This is not really a proper answer - just speculation about the case $c=3$.
It looks as though the simple groups with $c=3$ are ${\rm PSL}(2,q)$ for $q=5,7$, and $2^k$ with $k$ prime. I have not checked that completely, but there is certainly enough known about maximal subgroups of simple groups to do so, and I am also confident that there are no more almost simple groups (i.e. groups with nonabelian simple socle) with $c=3$. Note also that, in the case of ${\rm PSL}(2,7)$ only, two of the three classes are fused under an automorphism of $G$.
Assuming that is correct, a non-solvable group $G$ with $c=3$ would have to be a nonsplit extension of a nilpotent group $N = \Phi(G)$ by one of the above simple groups.
I see from the answer of M.Farrokhi D. G. that this result has been proved by V. A. Belonogov.
By checking databases of perfect groups, I see that there are examples with $G/\Phi(G) = A_5$ and $|\Phi(G)| = 2, 2^5, 2^9, 3^4, 3^8, 5^3, 5^6$.
In fact, there is a result in group cohomology that says that, for an finite group $G$ with order divisible by a prime $p$, and any $n>0$, there is an irreducible module $M$ over ${\mathbb F}_p$ with $H^n(G,M) \ne 0$. So by applying this repeatedly with $n=2$, you can start with any of the above simple groups $S$ and a prime $p$ dividing $|S|$, and keep constructing downward extensions with finite $p$-groups, to produce examples $G$ with $c=3$, $G/\Phi(G) \cong S$, and $\Phi(G)$ a $p$-group of arbitrarily large order.
$\mathbf{Added\ later}$: following discussion in the comments, it seems relevant to summarize how maximal subgroups of a finite group $G$ are related to those of its nonabelian composition factors. This theory can be found in two papers published in the 1980s, one by Aschbacher and Scott, and one by Fletcher and Kovács, which are independent. The references are at the end. It is also closely related to the O'Nan-Scott Theorem, because maximal subgroups of $G$ correspond to its primitive permutation representations.
Let $M/N$ be a chief factor of $G$. If $M/N$ is elementary abelian, then its complements $C/N$ in $G/N$ (if any) are maximal and correspond to the affine case of O'Nan-Scott.
The remaining maximal subgroups of $G$ are related to nonabelian chief factors $M/N$. We are considering complements that contain $N$ but not $M$, so we may as well assume that $N=1$. Note that $M \cap C_G(M) = 1$. Suppose first that $C_G(M) = 1$. Then $G \le {\rm Aut}(M) \cong {\rm Aut}(S) \wr S_n$, where $M \cong S^n$ with $S$ nonabelian simple.

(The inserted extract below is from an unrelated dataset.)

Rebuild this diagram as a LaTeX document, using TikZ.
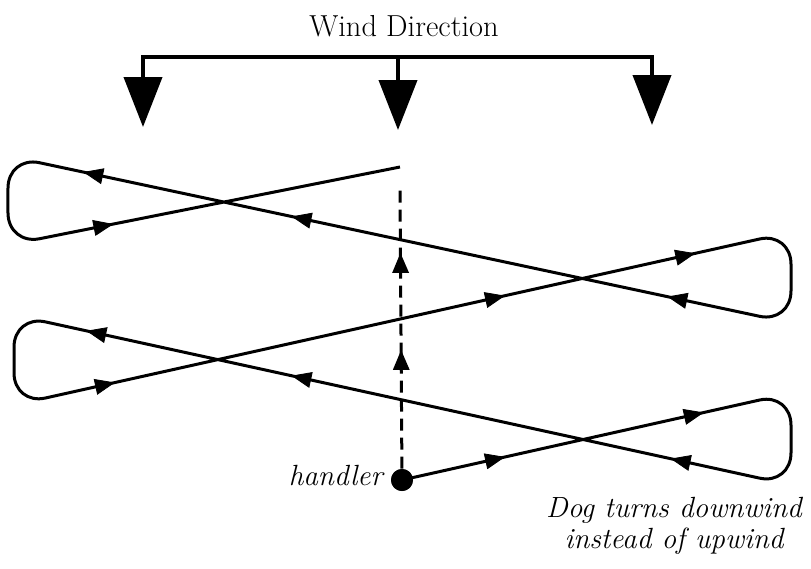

Let $S_1$ be one of the copies of $S$ in $M$, and let $N_1 = N_G(S_1)$, and $C_1 = C_G(S_1)$. So $N_1/C_1$ is isomorphic to a subgroup of ${\rm Aut}(S)$ containing $S$, i.e. an almost simple group with socle $S$. It turns out that each conjugacy class $C$ of maximal subgroups of $N_1/C_1$ corresponds to a conjugacy class of maximal subgroups of $G$ whose intersection with $N_1$ projects onto the groups in $C$. They correspond to primitive groups of product type in O'Nan-Scott.
In particular, the number of conjugacy classes of maximal subgroups of $G$ is greater than or equal to the number for $N_1/C_1$ and it is greater than this when $n>1$, because there are maximal subgroups containing $M$. In particular, if $G$ has $3$ such classes, then we must have $n=1$, and $G = N_1$, which is how we can reduce this problem to the almost simple case when $c=3$.
Of course there are usually other maximal subgroups associated with $M$ that do not contain $M$. There may be some whose intersection with $M$ maps onto the direct factors $S_i$ of $M$, and these correspond to primitive groups of diagonal type in O'Nan-Scott. Occasionally there are some that complement $M$: the twisted wreath product type. Finally, when $C_G(M) \ne 1$, and there is a chief factor $M'$ of $C$ isomorphic to $M$, then there may be maximal subgroups that intersect $M \times M'$ in a diagonal subgroup: these correspond to the primitive groups with two distinct minimal normal subgroups in O'Nan-Scott.
The code in Magma and GAP for computing maximal subgroups of finite groups uses this theory, which is how I got involved in it. It has the disadvantage that it needs to know the maximal subgroups of all almost simple groups, which means that data libraries have to be compiled containing this information, which can never be complete, but it is difficult to imagine a better way of doing this.
$\mathbf{References}$
M. Aschbacher and L. Scott. Maximal subgroups of finite groups. J. Algebra, 92:44–80, 1985.
F. Gross and L.G. Kovács. On normal subgroups which are direct products. J. Algebra, 90:133–168, 1984.